SET PROBLEM: Reproduce, word for word, every line from the first one down to the line containing "y = -0.02cm, >", and nothing else.

COLLECTED MATERIAL:
━━━━━━━━━━

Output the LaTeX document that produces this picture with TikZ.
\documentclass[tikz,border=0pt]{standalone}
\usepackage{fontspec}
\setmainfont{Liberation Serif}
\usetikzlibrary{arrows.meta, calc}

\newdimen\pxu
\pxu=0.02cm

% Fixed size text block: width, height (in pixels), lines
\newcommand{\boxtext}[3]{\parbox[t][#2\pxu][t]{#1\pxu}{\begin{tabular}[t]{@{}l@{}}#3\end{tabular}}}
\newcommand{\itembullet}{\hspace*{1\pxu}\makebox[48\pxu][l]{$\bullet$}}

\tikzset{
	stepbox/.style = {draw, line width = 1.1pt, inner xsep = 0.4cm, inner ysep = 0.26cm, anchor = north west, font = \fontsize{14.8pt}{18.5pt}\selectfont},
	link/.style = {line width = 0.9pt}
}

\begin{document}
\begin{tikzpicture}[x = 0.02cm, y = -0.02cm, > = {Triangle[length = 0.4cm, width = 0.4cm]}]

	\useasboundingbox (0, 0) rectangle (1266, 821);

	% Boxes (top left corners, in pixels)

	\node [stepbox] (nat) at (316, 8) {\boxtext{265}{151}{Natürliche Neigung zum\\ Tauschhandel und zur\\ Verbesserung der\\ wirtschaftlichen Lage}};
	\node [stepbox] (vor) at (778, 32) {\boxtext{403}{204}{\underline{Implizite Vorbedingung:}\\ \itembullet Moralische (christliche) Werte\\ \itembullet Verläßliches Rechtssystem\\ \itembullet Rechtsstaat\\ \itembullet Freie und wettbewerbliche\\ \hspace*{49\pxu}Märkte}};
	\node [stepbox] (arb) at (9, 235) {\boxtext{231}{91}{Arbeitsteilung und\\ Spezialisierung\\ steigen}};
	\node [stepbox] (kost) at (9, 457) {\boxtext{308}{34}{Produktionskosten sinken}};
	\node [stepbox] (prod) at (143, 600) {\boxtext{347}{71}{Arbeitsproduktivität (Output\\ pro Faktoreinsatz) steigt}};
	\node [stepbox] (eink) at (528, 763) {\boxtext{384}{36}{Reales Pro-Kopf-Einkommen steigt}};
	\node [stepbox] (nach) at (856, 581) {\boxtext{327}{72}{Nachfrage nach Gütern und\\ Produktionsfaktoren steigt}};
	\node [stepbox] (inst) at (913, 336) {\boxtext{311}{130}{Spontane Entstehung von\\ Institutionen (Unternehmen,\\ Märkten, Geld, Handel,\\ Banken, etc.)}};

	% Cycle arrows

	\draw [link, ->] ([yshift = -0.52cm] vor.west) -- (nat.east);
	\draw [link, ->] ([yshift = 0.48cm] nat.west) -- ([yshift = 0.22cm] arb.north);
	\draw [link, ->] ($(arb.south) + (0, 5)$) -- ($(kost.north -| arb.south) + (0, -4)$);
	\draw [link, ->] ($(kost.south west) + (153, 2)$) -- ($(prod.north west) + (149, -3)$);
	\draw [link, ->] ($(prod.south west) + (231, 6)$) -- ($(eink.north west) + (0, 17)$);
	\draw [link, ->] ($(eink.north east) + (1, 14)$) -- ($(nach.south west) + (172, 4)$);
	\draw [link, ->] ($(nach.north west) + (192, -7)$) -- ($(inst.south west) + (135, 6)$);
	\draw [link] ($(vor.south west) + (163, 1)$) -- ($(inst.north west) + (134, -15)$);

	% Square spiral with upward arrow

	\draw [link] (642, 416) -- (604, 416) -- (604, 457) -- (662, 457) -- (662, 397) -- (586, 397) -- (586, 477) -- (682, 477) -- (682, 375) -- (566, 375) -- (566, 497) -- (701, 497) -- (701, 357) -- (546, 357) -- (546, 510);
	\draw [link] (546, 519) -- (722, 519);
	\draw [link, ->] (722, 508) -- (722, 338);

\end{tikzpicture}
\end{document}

━━━━━━━━━━

FULL RESPONSE:
Output the LaTeX document that produces this picture with TikZ.
\documentclass[tikz,border=0pt]{standalone}
\usepackage{fontspec}
\setmainfont{Liberation Serif}
\usetikzlibrary{arrows.meta, calc}

\newdimen\pxu
\pxu=0.02cm

% Fixed size text block: width, height (in pixels), lines
\newcommand{\boxtext}[3]{\parbox[t][#2\pxu][t]{#1\pxu}{\begin{tabular}[t]{@{}l@{}}#3\end{tabular}}}
\newcommand{\itembullet}{\hspace*{1\pxu}\makebox[48\pxu][l]{$\bullet$}}

\tikzset{
	stepbox/.style = {draw, line width = 1.1pt, inner xsep = 0.4cm, inner ysep = 0.26cm, anchor = north west, font = \fontsize{14.8pt}{18.5pt}\selectfont},
	link/.style = {line width = 0.9pt}
}

\begin{document}
\begin{tikzpicture}[x = 0.02cm, y = -0.02cm, > = {Triangle[length = 0.4cm, width = 0.4cm]}]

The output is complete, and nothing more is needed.